- Goal -
Starting with the first line of the data below, copy each line up to and including the one containing "time_s = list(range(0, 3980, 10))". Pictures stay out.

- Data extract -
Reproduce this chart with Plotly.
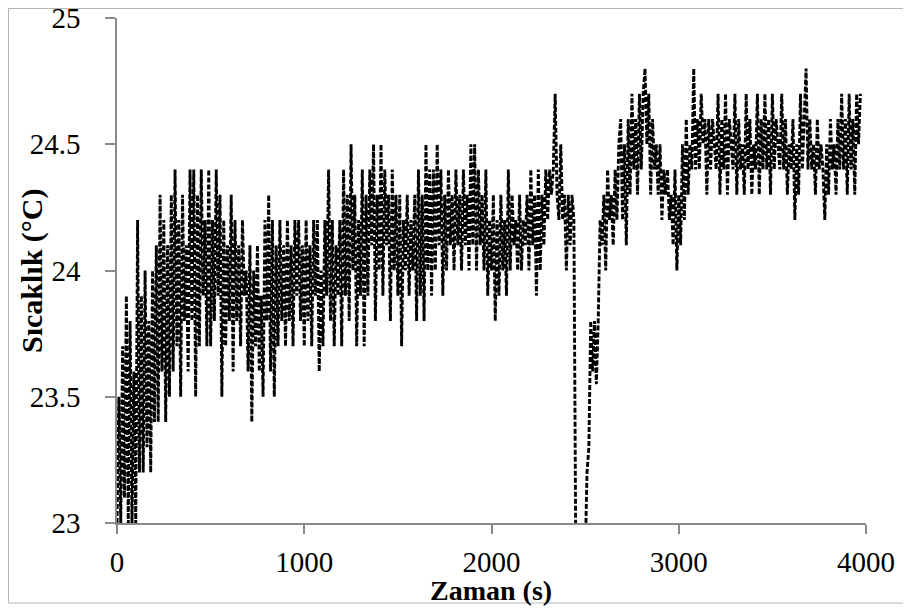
import plotly.graph_objects as go

# Sample times (s), one reading every 10 s
time_s = list(range(0, 3980, 10))

# Temperature readings (°C) (one row = 100 s)
temperature_c = [
    23.0, 23.5, 23.0, 23.7, 23.1, 23.9, 23.0, 23.8, 23.0, 23.6,
    23.0, 24.2, 23.2, 23.9, 23.2, 24.0, 23.3, 23.8, 23.2, 24.0,
    23.4, 24.1, 23.4, 24.3, 23.6, 24.2, 23.4, 24.1, 23.5, 24.3,
    23.6, 24.4, 23.7, 24.2, 23.5, 24.3, 23.8, 24.1, 23.6, 24.4,
    23.8, 24.4, 23.5, 24.3, 23.7, 24.4, 23.9, 24.2, 23.7, 24.4,
    23.7, 24.2, 23.8, 24.4, 23.9, 24.3, 23.5, 24.2, 23.7, 24.1,
    23.8, 24.3, 23.6, 24.2, 23.8, 24.1, 23.7, 24.2, 23.9, 24.0,
    23.6, 24.1, 23.4, 24.0, 23.7, 24.1, 23.6, 23.9, 23.5, 24.2,
    23.8, 24.3, 23.6, 24.2, 23.5, 24.1, 23.7, 24.2, 23.8, 24.1,
    23.7, 24.2, 23.8, 24.1, 23.7, 24.2, 23.9, 24.2, 23.8, 24.1,
    23.7, 24.2, 23.8, 24.1, 23.7, 24.2, 23.9, 24.2, 23.6, 24.0,
    23.7, 24.2, 23.9, 24.4, 23.8, 24.2, 23.7, 24.1, 23.9, 24.2,
    23.7, 24.4, 23.9, 24.3, 23.8, 24.5, 24.0, 24.3, 23.7, 24.2,
    23.9, 24.4, 23.7, 24.3, 23.9, 24.4, 24.1, 24.5, 23.8, 24.3,
    24.0, 24.5, 23.9, 24.4, 24.1, 24.3, 23.8, 24.4, 24.0, 24.3,
    23.9, 24.3, 23.7, 24.2, 24.0, 24.3, 23.9, 24.2, 24.0, 24.3,
    23.8, 24.4, 23.9, 24.3, 23.8, 24.5, 24.0, 24.4, 23.9, 24.4,
    24.0, 24.5, 24.1, 24.4, 23.9, 24.3, 24.0, 24.4, 24.1, 24.3,
    24.0, 24.4, 24.1, 24.3, 24.0, 24.4, 24.1, 24.3, 24.0, 24.5,
    24.1, 24.5, 24.0, 24.4, 24.1, 24.3, 24.0, 24.4, 23.9, 24.2,
    24.0, 24.3, 23.8, 24.2, 23.9, 24.3, 24.0, 24.2, 23.9, 24.4,
    24.0, 24.3, 24.1, 24.2, 24.0, 24.3, 24.0, 24.2, 24.1, 24.3,
    24.0, 24.4, 24.1, 24.3, 23.9, 24.4, 24.0, 24.3, 24.1, 24.4,
    24.2, 24.4, 24.3, 24.4, 24.7, 24.3, 24.2, 24.5, 24.2, 24.3,
    24.0, 24.3, 24.1, 24.3, 24.2, 22.9, 22.6, 22.4, 22.3, 22.5,
    22.8, 23.2, 23.3, 23.8, 23.6, 23.8, 23.55, 23.8, 24.2, 24.1,
    24.3, 24.0, 24.4, 24.2, 24.3, 24.1, 24.4, 24.2, 24.5, 24.6,
    24.2, 24.5, 24.1, 24.6, 24.3, 24.7, 24.4, 24.6, 24.3, 24.7,
    24.4, 24.7, 24.8, 24.5, 24.7, 24.3, 24.6, 24.4, 24.5, 24.3,
    24.5, 24.2, 24.4, 24.3, 24.4, 24.2, 24.3, 24.1, 24.4, 24.0,
    24.3, 24.1, 24.5, 24.2, 24.6, 24.3, 24.5, 24.4, 24.8, 24.4,
    24.6, 24.4, 24.7, 24.5, 24.6, 24.3, 24.6, 24.4, 24.6, 24.5,
    24.4, 24.7, 24.3, 24.6, 24.4, 24.7, 24.3, 24.6, 24.5, 24.4,
    24.7, 24.3, 24.6, 24.4, 24.5, 24.3, 24.7, 24.4, 24.6, 24.3,
    24.5, 24.4, 24.7, 24.3, 24.6, 24.4, 24.7, 24.4, 24.6, 24.3,
    24.7, 24.4, 24.6, 24.5, 24.4, 24.7, 24.4, 24.6, 24.3, 24.5,
    24.4, 24.6, 24.2, 24.5, 24.3, 24.7, 24.4, 24.6, 24.8, 24.4,
    24.6, 24.4, 24.5, 24.3, 24.6, 24.4, 24.5, 24.4, 24.2, 24.5,
    24.3, 24.6, 24.4, 24.5, 24.3, 24.6, 24.4, 24.7, 24.4, 24.6,
    24.3, 24.7, 24.4, 24.6, 24.3, 24.7, 24.5, 24.7,
]

x_ticks = [0, 1000, 2000, 3000, 4000]
y_ticks = [23, 23.5, 24, 24.5, 25]
y_tick_text = ["23", "23.5", "24", "24.5", "25"]

x_title = "Zaman (s)"
y_title = "Sıcaklık (°C)"

SERIF = "Liberation Serif, Times New Roman, serif"
AXIS_GREY = "#8a8a8a"

# the page body has an 8px default margin, so the figure is 8px smaller
W, H = 903, 602
L, R, T, B = 109, 45, 10, 87
PW, PH = W - L - R, H - T - B

fig = go.Figure()
fig.add_trace(go.Scatter(
    x=time_s, y=temperature_c, mode="lines",
    line=dict(color="black", width=2.9, dash="5px,2px"),
    showlegend=False, hoverinfo="skip",
))

fig.update_layout(
    width=W, height=H,
    margin=dict(l=L, r=R, t=T, b=B),
    paper_bgcolor="white", plot_bgcolor="white",
    font=dict(family=SERIF, color="black"),
    xaxis=dict(
        range=[0, 4000], tickvals=x_ticks, ticktext=[str(v) for v in x_ticks],
        showgrid=False, zeroline=False, automargin=False,
        showline=True, linecolor=AXIS_GREY, linewidth=1.5,
        ticks="outside", ticklen=9, tickcolor=AXIS_GREY, tickwidth=1.5,
        tickfont=dict(family=SERIF, size=29, color="black"),
        ticklabelstandoff=3, ticklabeloverflow="allow",
    ),
    yaxis=dict(
        range=[23, 25], tickvals=y_ticks, ticktext=y_tick_text,
        showgrid=False, zeroline=False, automargin=False,
        showline=True, linecolor=AXIS_GREY, linewidth=1.5,
        ticks="outside", ticklen=10, tickcolor=AXIS_GREY, tickwidth=1.5,
        tickfont=dict(family=SERIF, size=29, color="black"),
        ticklabelstandoff=19, ticklabeloverflow="allow",
    ),
    annotations=[
        dict(text=f"<b>{x_title}</b>", xref="paper", yref="paper",
             x=(491 - 117) / PW, y=(523 - 590) / PH, xanchor="center", yanchor="middle",
             showarrow=False, font=dict(family=SERIF, size=28, color="black")),
        dict(text=f"<b>{y_title}</b>", xref="paper", yref="paper",
             x=(32 - 117) / PW, y=(523 - 271) / PH, xanchor="center", yanchor="middle",
             textangle=-90, showarrow=False,
             font=dict(family=SERIF, size=30, color="black")),
    ],
    shapes=[
        dict(type="rect", xref="paper", yref="paper",
             x0=(8.5 - 117) / PW, x1=(909 - 117) / PW,
             y0=(523 - 603) / PH, y1=(523 - 8.5) / PH,
             line=dict(color="#b5b5b5", width=1), fillcolor="rgba(0,0,0,0)",
             layer="below"),
    ],
)

fig.write_html("out.html")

- Finished answer -
Reproduce this chart with Plotly.
import plotly.graph_objects as go

# Sample times (s), one reading every 10 s
time_s = list(range(0, 3980, 10))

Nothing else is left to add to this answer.